Girard a creusé sa tombe tout seul, comme un grand, et s’il est vrai qu’il n’a jamais été admis à Nantes, c’est bien sûr parce que son passif avec les Canaris était trop lourd, qu’il les avait trop combattus, à sa manière, laquelle était rugueuse, musclée, et qu’il incarnait un football-repoussoir pour qui, justement, a admiré le jeu de Suaudeau.

Désolé pour les apôtres de la violence

Ces deux hommes ne se situaient assurément pas sur la même longueur d’ondes, à la fois footballistiques, philosophiques et humaines. Suaudeau était un architecte, un ingénieur, Girard était un destructeur. "Un jour, il m’a traité de tueur" se plaint ce dernier. C’est ma foi fort possible et il est probable qu’il ne fut pas le seul. Il devrait toutefois se rappeler que pour sa part il lui était arrivé de surnommer l’un des plus grands entraîneurs de l’histoire du football français de "nain jaune". Ce n’était pas très classe.

Cela pourtant n’est rien comparé à ce qui suit dans l’interview. Girard affirme qu’après un match à Lescure, lorsque Suaudeau l’a aperçu "il a filé dans le car et vite fermé la porte". Il ajoute : "Si je l’attrape, je sais pas si je lui file pas une droite". Ce penchant pour régler un différend avec les poings lui semble relever de la normalité et ne fait aucunement tiquer son gentil intervieweur. En outre, c’est clair, Girard veut nous faire croire que Suaudeau s’était comporté comme un poltron sous prétexte qu’il n’avait pas voulu en découdre. Pour Girard, la force physique prédomine donc sur l’intelligence car on peut penser que Coco avait, par sa réaction, évité un affrontement qui aurait vite tourné à la bêtise.
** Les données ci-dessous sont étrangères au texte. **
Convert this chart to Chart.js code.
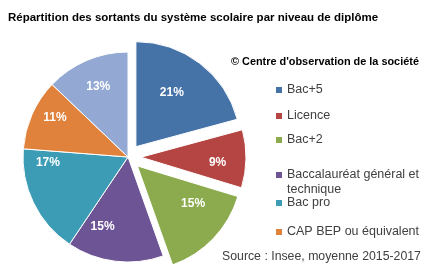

Cette interview est parue le dimanche 3 décembre. Dans la même édition, le quotidien de sport relatait l’affrontement qui, la veille, s’était achevé par un coup de couteau mortel. On peut fermer les yeux et n’y voir aucun rapport. On peut aussi penser que les chantres du football physique, des méthodes douteuses consistant à user de toutes les tricheries et irrégularités pour annihiler l’adversaire contribuent, eux-aussi, à pourrir le climat malsain qui règne autour du football en France où le culte du résultat à tout prix est poussé à l’extrême. Entre le jeu préconisé par Suaudeau et celui que pratiquait Girard, le choix est vite fait. Désolé pour les apôtres de la violence, du football-combat, du football-guerre.